# What you should do
Set the data down again, exactly as it reads, but without the pictures.

# Recorded information
= = = =

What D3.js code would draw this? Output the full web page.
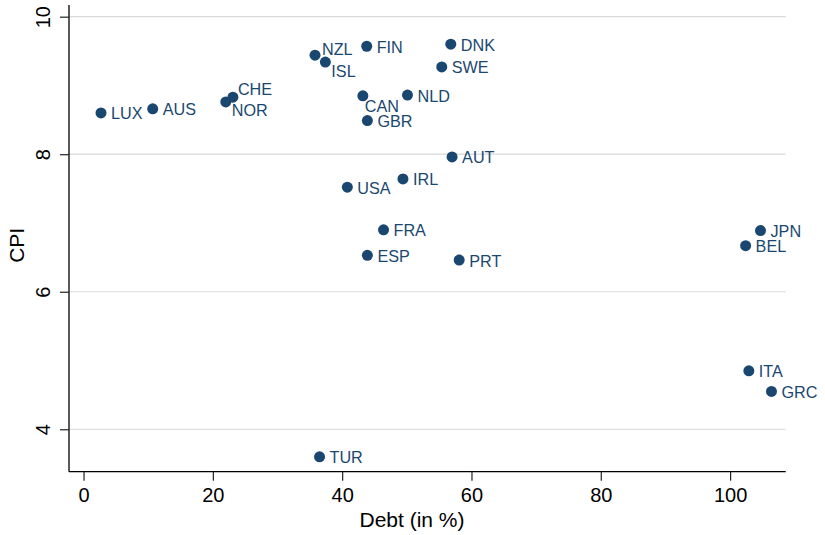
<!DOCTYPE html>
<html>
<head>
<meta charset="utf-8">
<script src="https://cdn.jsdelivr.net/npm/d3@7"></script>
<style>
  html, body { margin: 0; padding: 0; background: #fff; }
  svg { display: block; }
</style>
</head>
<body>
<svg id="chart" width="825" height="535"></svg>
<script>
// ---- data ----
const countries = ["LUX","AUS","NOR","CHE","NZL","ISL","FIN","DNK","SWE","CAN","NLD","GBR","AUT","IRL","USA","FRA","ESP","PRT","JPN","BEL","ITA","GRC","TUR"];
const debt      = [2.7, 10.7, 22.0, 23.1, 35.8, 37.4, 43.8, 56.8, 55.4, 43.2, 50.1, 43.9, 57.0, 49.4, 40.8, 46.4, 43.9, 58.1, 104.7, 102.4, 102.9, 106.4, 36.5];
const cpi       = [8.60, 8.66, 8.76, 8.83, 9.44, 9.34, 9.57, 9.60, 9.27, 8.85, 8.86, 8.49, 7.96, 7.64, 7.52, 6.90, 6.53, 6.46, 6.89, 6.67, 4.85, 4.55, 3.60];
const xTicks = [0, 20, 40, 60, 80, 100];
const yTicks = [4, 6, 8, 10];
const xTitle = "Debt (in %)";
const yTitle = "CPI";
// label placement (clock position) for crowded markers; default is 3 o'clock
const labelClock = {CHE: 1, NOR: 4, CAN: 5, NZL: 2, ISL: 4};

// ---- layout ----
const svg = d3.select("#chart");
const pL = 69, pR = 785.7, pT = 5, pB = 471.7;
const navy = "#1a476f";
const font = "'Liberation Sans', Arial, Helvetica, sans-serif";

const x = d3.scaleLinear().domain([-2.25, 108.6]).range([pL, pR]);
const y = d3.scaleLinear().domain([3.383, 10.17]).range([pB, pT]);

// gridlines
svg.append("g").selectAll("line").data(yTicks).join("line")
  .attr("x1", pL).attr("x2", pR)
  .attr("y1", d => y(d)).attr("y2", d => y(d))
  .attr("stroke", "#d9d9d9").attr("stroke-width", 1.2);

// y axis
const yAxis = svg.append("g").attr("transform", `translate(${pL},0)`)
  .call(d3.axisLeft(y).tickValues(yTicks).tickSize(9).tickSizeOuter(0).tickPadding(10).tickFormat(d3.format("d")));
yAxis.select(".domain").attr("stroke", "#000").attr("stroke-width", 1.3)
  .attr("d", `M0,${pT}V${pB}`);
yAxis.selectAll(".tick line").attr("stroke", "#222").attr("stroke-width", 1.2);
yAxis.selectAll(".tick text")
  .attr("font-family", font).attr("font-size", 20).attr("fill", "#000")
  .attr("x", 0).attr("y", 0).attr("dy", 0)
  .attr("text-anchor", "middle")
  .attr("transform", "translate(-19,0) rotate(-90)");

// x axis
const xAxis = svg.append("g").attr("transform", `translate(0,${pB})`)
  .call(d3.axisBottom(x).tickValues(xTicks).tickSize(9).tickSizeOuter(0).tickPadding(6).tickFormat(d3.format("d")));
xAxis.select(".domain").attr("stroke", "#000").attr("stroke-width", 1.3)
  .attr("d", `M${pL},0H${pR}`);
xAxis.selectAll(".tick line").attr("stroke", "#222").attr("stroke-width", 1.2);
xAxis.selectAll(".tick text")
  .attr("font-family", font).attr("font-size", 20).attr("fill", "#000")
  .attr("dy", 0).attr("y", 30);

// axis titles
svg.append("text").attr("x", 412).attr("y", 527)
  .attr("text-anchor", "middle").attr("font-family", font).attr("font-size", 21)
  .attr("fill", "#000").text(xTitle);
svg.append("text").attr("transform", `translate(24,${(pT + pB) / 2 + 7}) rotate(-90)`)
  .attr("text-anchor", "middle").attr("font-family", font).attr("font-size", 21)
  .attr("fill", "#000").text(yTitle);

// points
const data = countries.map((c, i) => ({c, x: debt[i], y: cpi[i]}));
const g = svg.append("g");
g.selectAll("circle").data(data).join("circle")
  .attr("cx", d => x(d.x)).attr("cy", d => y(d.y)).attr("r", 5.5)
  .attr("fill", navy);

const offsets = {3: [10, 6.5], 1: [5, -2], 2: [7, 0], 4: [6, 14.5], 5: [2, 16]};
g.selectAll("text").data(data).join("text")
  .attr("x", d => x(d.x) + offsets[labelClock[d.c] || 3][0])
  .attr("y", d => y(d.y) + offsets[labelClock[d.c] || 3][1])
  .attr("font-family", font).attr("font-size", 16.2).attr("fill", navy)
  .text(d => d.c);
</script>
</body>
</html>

= = = =

# Complete response
What D3.js code would draw this? Output the full web page.
<!DOCTYPE html>
<html>
<head>
<meta charset="utf-8">
<script src="https://cdn.jsdelivr.net/npm/d3@7"></script>
<style>
  html, body { margin: 0; padding: 0; background: #fff; }
  svg { display: block; }
</style>
</head>
<body>
<svg id="chart" width="825" height="535"></svg>
<script>
// ---- data ----
const countries = ["LUX","AUS","NOR","CHE","NZL","ISL","FIN","DNK","SWE","CAN","NLD","GBR","AUT","IRL","USA","FRA","ESP","PRT","JPN","BEL","ITA","GRC","TUR"];
const debt      = [2.7, 10.7, 22.0, 23.1, 35.8, 37.4, 43.8, 56.8, 55.4, 43.2, 50.1, 43.9, 57.0, 49.4, 40.8, 46.4, 43.9, 58.1, 104.7, 102.4, 102.9, 106.4, 36.5];
const cpi       = [8.60, 8.66, 8.76, 8.83, 9.44, 9.34, 9.57, 9.60, 9.27, 8.85, 8.86, 8.49, 7.96, 7.64, 7.52, 6.90, 6.53, 6.46, 6.89, 6.67, 4.85, 4.55, 3.60];
const xTicks = [0, 20, 40, 60, 80, 100];
const yTicks = [4, 6, 8, 10];
const xTitle = "Debt (in %)";
const yTitle = "CPI";
// label placement (clock position) for crowded markers; default is 3 o'clock
const labelClock = {CHE: 1, NOR: 4, CAN: 5, NZL: 2, ISL: 4};

// ---- layout ----
const svg = d3.select("#chart");
const pL = 69, pR = 785.7, pT = 5, pB = 471.7;
const navy = "#1a476f";
const font = "'Liberation Sans', Arial, Helvetica, sans-serif";

const x = d3.scaleLinear().domain([-2.25, 108.6]).range([pL, pR]);
const y = d3.scaleLinear().domain([3.383, 10.17]).range([pB, pT]);

// gridlines
svg.append("g").selectAll("line").data(yTicks).join("line")
  .attr("x1", pL).attr("x2", pR)
  .attr("y1", d => y(d)).attr("y2", d => y(d))
  .attr("stroke", "#d9d9d9").attr("stroke-width", 1.2);

// y axis
const yAxis = svg.append("g").attr("transform", `translate(${pL},0)`)
  .call(d3.axisLeft(y).tickValues(yTicks).tickSize(9).tickSizeOuter(0).tickPadding(10).tickFormat(d3.format("d")));
yAxis.select(".domain").attr("stroke", "#000").attr("stroke-width", 1.3)
  .attr("d", `M0,${pT}V${pB}`);
yAxis.selectAll(".tick line").attr("stroke", "#222").attr("stroke-width", 1.2);
yAxis.selectAll(".tick text")
  .attr("font-family", font).attr("font-size", 20).attr("fill", "#000")
  .attr("x", 0).attr("y", 0).attr("dy", 0)
  .attr("text-anchor", "middle")
  .attr("transform", "translate(-19,0) rotate(-90)");

// x axis
const xAxis = svg.append("g").attr("transform", `translate(0,${pB})`)
  .call(d3.axisBottom(x).tickValues(xTicks).tickSize(9).tickSizeOuter(0).tickPadding(6).tickFormat(d3.format("d")));
xAxis.select(".domain").attr("stroke", "#000").attr("stroke-width", 1.3)
  .attr("d", `M${pL},0H${pR}`);
xAxis.selectAll(".tick line").attr("stroke", "#222").attr("stroke-width", 1.2);
xAxis.selectAll(".tick text")
  .attr("font-family", font).attr("font-size", 20).attr("fill", "#000")
  .attr("dy", 0).attr("y", 30);

// axis titles
svg.append("text").attr("x", 412).attr("y", 527)
  .attr("text-anchor", "middle").attr("font-family", font).attr("font-size", 21)
  .attr("fill", "#000").text(xTitle);
svg.append("text").attr("transform", `translate(24,${(pT + pB) / 2 + 7}) rotate(-90)`)
  .attr("text-anchor", "middle").attr("font-family", font).attr("font-size", 21)
  .attr("fill", "#000").text(yTitle);

// points
const data = countries.map((c, i) => ({c, x: debt[i], y: cpi[i]}));
const g = svg.append("g");
g.selectAll("circle").data(data).join("circle")
  .attr("cx", d => x(d.x)).attr("cy", d => y(d.y)).attr("r", 5.5)
  .attr("fill", navy);

const offsets = {3: [10, 6.5], 1: [5, -2], 2: [7, 0], 4: [6, 14.5], 5: [2, 16]};
g.selectAll("text").data(data).join("text")
  .attr("x", d => x(d.x) + offsets[labelClock[d.c] || 3][0])
  .attr("y", d => y(d.y) + offsets[labelClock[d.c] || 3][1])
  .attr("font-family", font).attr("font-size", 16.2).attr("fill", navy)
  .text(d => d.c);
</script>
</body>
</html>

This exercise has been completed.